Full participant list (in no particular order): Gojko Adzic, Mary Poppendieck, Gabrielle Benefield, Tom Poppendieck, Gordon Weir, Henrik Kniberg, Jeff Patton, Ingrid Domingues, Karl Scotland, Russ Miles, Christian Hassa, Dulce Goncalves, Aaron Sanders, Shadi Almviken, Chris Matts, Olaf Lewitz and Matthias Edinger.

25 responses on “How to build the Right Thing

  1. Not surprising at all. Simon Sinek has been preaching this message for quite a while now. And I say often that for Agile to work on a product there must be at least one person who cares about it – otherwise the whole thing degenerates into typical corporate game of renouncing any responsibility. When everyone cares the sky is the limit.

    ps. Spotify came to Poland! 🙂

  2. Wow! I would really like to use that as a manifesto at my workplace. Should we call it something special? It is much more easy to explain to an organisation than the Agile manifesto.

    /jacob

  3. Oh, to have been in that room…. These are the same principles I’ve been espousing in my engagements, and even as an employee and manager in years past. I love how succinct the ‘message’ is though – well done! The trick is to help individuals and companies embrace this, instead of fighting against it. I’ve been working on something around ‘beyond agile’, focusing on the behind-the-scenes-important-stuff that needs to be in place and working for things to work great. I keep coming back to human connection – that’s really what it’s all about.

  4. I have a doubt about the point 3: the “Teams” term includes the Product Owner or alike? Because as far as I know, what to build is based on Product Owner decisions and his arragement of the Backlog, even if he can listen to all the stakeholders.

    Apart from that, I doubt that it will be the Team, even counting on the PO, which decides what to build next. Business stuff should be the people that knows what must be built, based on business value, etc.

    1. Business stuff should be the people that knows what must be built, based on business value, etc.
      Hm. That would be a first..

    2. Indeed would it not be nice if the PO or ‘business people’ could just tell us developers what they want, or maybe even what the END USER wants, or maybe even what the end user NEEDS but doesn’t know she wants.

      Sorry to break this to you all: it’s not gonna happen. 🙂 Not without ‘immediate and direct feedback from the use of their work’, ideally based on hard facts.

  5. It’s not so difficult to create organisation like that from scratch.

    But what about organisations which already exists? Especially point 4) “Everyone cares” could be difficult to achieve without firing people.

  6. Not ever a flamer before but this ‘core’ set of principles is so abstracted up into the ephemeral as to be of little practical use. Does anyone else see that? Take note, I say that the principles are 100% correct, but the distillation process has rendered them the Emperors New Clothes.
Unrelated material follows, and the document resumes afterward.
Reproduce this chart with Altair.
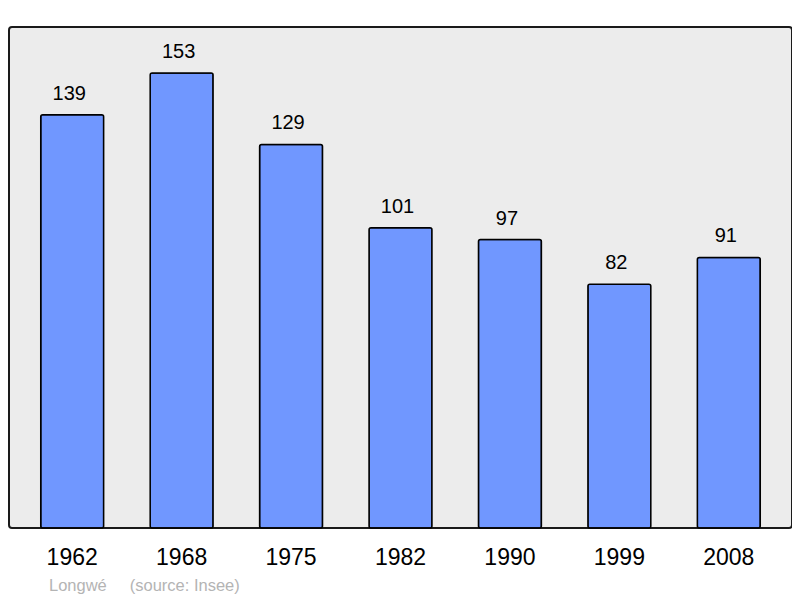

    The community that will lap this stuff up needs less philosophical and more tangible advice in my honest and frank opinion.

    Before retaliating, please read the title. ‘How to build the right thing’ sets this up as a recipe to do just that but the reality is that if you are good enough to act on these points in an org that doesn’t already do them, these points are stuff you already know, in different words and its even more likely that you are somewhere on the sliding scale of greatness where you know the importance of all of this stuff, and can get there with only half.
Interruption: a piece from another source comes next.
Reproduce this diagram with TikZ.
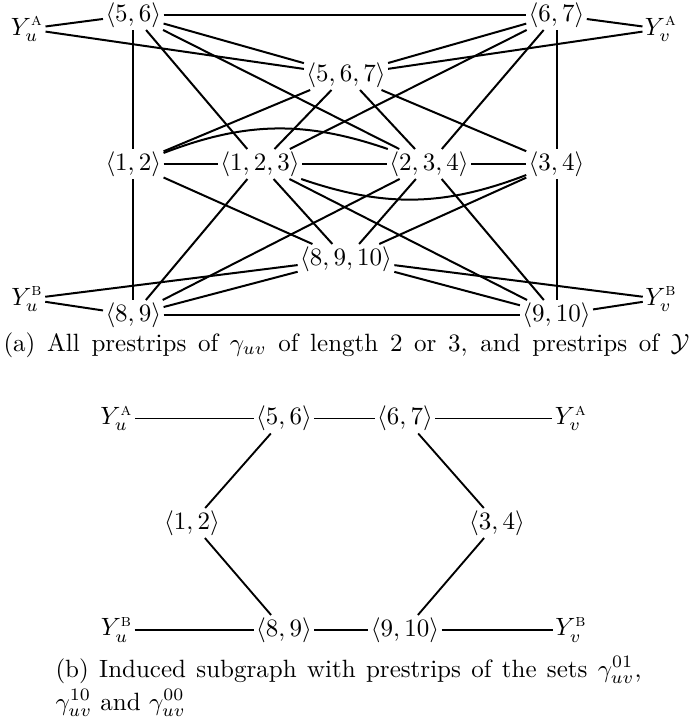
\documentclass[tikz,border=0pt]{standalone}
\usepackage{amsmath}
\begin{document}
\begin{tikzpicture}[x=0.4pt,y=-0.4pt,
  lab/.style={inner sep=1pt, outer sep=0pt},
  edgeA/.style={line width=0.8pt},
  edgeB/.style={line width=0.75pt}]
\useasboundingbox (0,0) rectangle (689,727);
% ---------- top graph (a)
\node[lab, anchor=base] (YuA) at (27,35) {$Y^{\textsc{a}}_u$};
\node[lab] (t56) at (133.3,15) {$\langle 5,6\rangle$};
\node[lab] (t67) at (556.5,15) {$\langle 6,7\rangle$};
\node[lab, anchor=base] (YvA) at (661,35) {$Y^{\textsc{a}}_v$};
\node[lab] (t567) at (346,75) {$\langle 5,6,7\rangle$};
\node[lab] (t12) at (133.3,164) {$\langle 1,2\rangle$};
\node[lab] (t123) at (260,164) {$\langle 1,2,3\rangle$};
\node[lab] (t234) at (429,164) {$\langle 2,3,4\rangle$};
\node[lab] (t34) at (556.5,164) {$\langle 3,4\rangle$};
\node[lab] (t8910) at (346,259) {$\langle 8,9,10\rangle$};
\node[lab, anchor=base] (YuB) at (27,305) {$Y^{\textsc{b}}_u$};
\node[lab] (t89) at (133.3,315) {$\langle 8,9\rangle$};
\node[lab] (t910) at (556.5,315) {$\langle 9,10\rangle$};
\node[lab, anchor=base] (YvB) at (661,305) {$Y^{\textsc{b}}_v$};
\begin{scope}[edgeA]
\draw (YuA) -- (t56);
\draw (YuA) -- (t567);
\draw (YvA) -- (t67);
\draw (YvA) -- (t567);
\draw (t56) -- (t67);
\draw (t56) -- (t567);
\draw (t56) -- (t12);
\draw (t56) -- (t123);
\draw (t56) -- (t234);
\draw (t67) -- (t567);
\draw (t67) -- (t34);
\draw (t67) -- (t234);
\draw (t67) -- (t123);
\draw (t567) -- (t12);
\draw (t567) -- (t123);
\draw (t567) -- (t234);
\draw (t567) -- (t34);
\draw (t12) -- (t123);
\draw (t123) -- (t234);
\draw (t234) -- (t34);
\draw (t12) to[bend left=20] (t234);
\draw (t123) to[bend right=20] (t34);
\draw (t12) -- (t89);
\draw (t12) -- (t8910);
\draw (t123) -- (t89);
\draw (t123) -- (t8910);
\draw (t123) -- (t910);
\draw (t234) -- (t89);
\draw (t234) -- (t8910);
\draw (t234) -- (t910);
\draw (t34) -- (t8910);
\draw (t34) -- (t910);
\draw (t8910) -- (t89);
\draw (t8910) -- (t910);
\draw (t8910) -- (YuB);
\draw (t8910) -- (YvB);
\draw (YuB) -- (t89);
\draw (t89) -- (t910);
\draw (t910) -- (YvB);
\end{scope}
\node[anchor=base west, inner sep=0pt] (capA) at (3,351)
  {\makebox[274.4pt][s]{(a) All prestrips of $\gamma_{uv}$ of length 2 or 3, and prestrips of $\mathcal{Y}$}};
% ---------- bottom graph (b)
\node[lab] (bYuA) at (116.5,418.5) {$Y^{\textsc{a}}_u$};
\node[lab] (b56) at (284,418.5) {$\langle 5,6\rangle$};
\node[lab] (b67) at (405,418.5) {$\langle 6,7\rangle$};
\node[lab] (bYvA) at (571,418.5) {$Y^{\textsc{a}}_v$};
\node[lab] (b12) at (192,523) {$\langle 1,2\rangle$};
\node[lab] (b34) at (497,523) {$\langle 3,4\rangle$};
\node[lab] (bYuB) at (116.5,630) {$Y^{\textsc{b}}_u$};
\node[lab] (b89) at (284,630) {$\langle 8,9\rangle$};
\node[lab] (b910) at (405,630) {$\langle 9,10\rangle$};
\node[lab] (bYvB) at (571,630) {$Y^{\textsc{b}}_v$};
\begin{scope}[edgeB]
\draw (bYuA) -- (b56);
\draw (b56) -- (b67);
\draw (b67) -- (bYvA);
\draw (b56) -- (b12);
\draw (b67) -- (b34);
\draw (b12) -- (b89);
\draw (b34) -- (b910);
\draw (bYuB) -- (b89);
\draw (b89) -- (b910);
\draw (b910) -- (bYvB);
\end{scope}
\node[anchor=base west, inner sep=0pt, align=left] (capB) at (55,710)
  {\makebox[234.4pt][s]{(b) Induced subgraph with prestrips of the sets $\gamma^{01}_{uv}$,}\\[1.2pt]
   $\gamma^{10}_{uv}$ and $\gamma^{00}_{uv}$};
\end{tikzpicture}
\end{document}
  7. What did you meen with “everyone cares”. Who is everyone? The team and it’s surroundings? And what do you mean by cares? Cares for the success of the product?

  8. So simple, yet so difficult. An old saying goes something like : “It is complicated to make something simple and it is simple to make something complicated.”. I suspect this is applicable to all things we humans do. I love the fight against it. Keep it up!

  9. ‘Agile basically solved the problem of how to deliver software.’

    1) I know a lot of people who would contest that statement.

    ‘Most any company that applies an agile method and mindset can get working software out the door.’

    2) I know a lot of people who would contest that statement aswell.

    ‘Now, the biggest waste in software development seems to be building the wrong product, or the wrong features.’

    3) I thought Agile was meant to solve that. See my comment 1 and 2.

    1. I agree it’s not quite that simple as that agile _solved_ the problem of ‘building the thing RIGHT’.

      I also agree that agile claimed also to solve the ‘building the RIGHT thing’ problem, but many agile teams are struggling to do it.

      But XP and agile has brought A LOT of insights on how to do this well over the last 20 years. Maybe it’s the best of all the bad methodologies out there so far…

      I personally think the above principles are at least more specific and concrete than ‘Individuals and Interactions over process and tools’, etc. Time will tell if they provide better guidance.

  10. Maybe I’m jaded, but I’m with Carl here. I don’t see anything new here that we didn’t already know. I would have hoped for more and better guidance on getting there, i.e., the journey is the hard part, these goals are great, but non-actionable. What does this say needs to be done In a dysfunctional organization, where middle management is focused on setting (unreasonable) dates, the environment is low- or no-trust, and top management is disconnected from what’s happening?

  11. @Ted

    there are many practical techniques that will help you get there, such as lean canvas, feature injection, real options, impact mapping and so on. The message was intentionally abstract to try to convey the principles behind all those ideas.

  12. I’m not sure to understand how you can focus more on impacts than feature. I understand than the main indicator shouldn’t be the velocity (or something like that) but more some indicators of success defined with a lean canvas (or something like that). Am I right ?

  13. “If I had asked people what they wanted, they would have said faster horses.”
    ― Henry Ford

    It’s not just listening to the voice of the customer, but understanding their needs that leads to creating the right product. Unless you have a working crystal ball, you will need to go through an iterative learning process to get to that understanding.

  14. Some of the comments are that these are philosophical principles and not actionable techniques. User Stories largely came out because the original intention of Use Cases was lost in a lot of the teaching and practice. A Use Case is a Principle User who is pursuing a goal, and how they will use/interact with the system in an attempt to achieve that goal. Even a complex system was not supposed to need more than a dozen top-level use cases. We ended up seeing too many “User logs into system” examples of use cases (getting the user to satisfy a system goal by performing a single interaction). So someone came up with User Stories to try to get back to the original “User+Goal” capture; again too many low level system needs are captured instead.

    Only by teaching the higher level purpose will get us moving forward. Ten years after the original post this is still true.

    BTW, my main objection to “user stories” is that we need “stakeholder stories” instead. Often times, particularly with IS applications, the user is just a proxy for the actual stakeholder, and it’s not just the customers we need to be concerned with.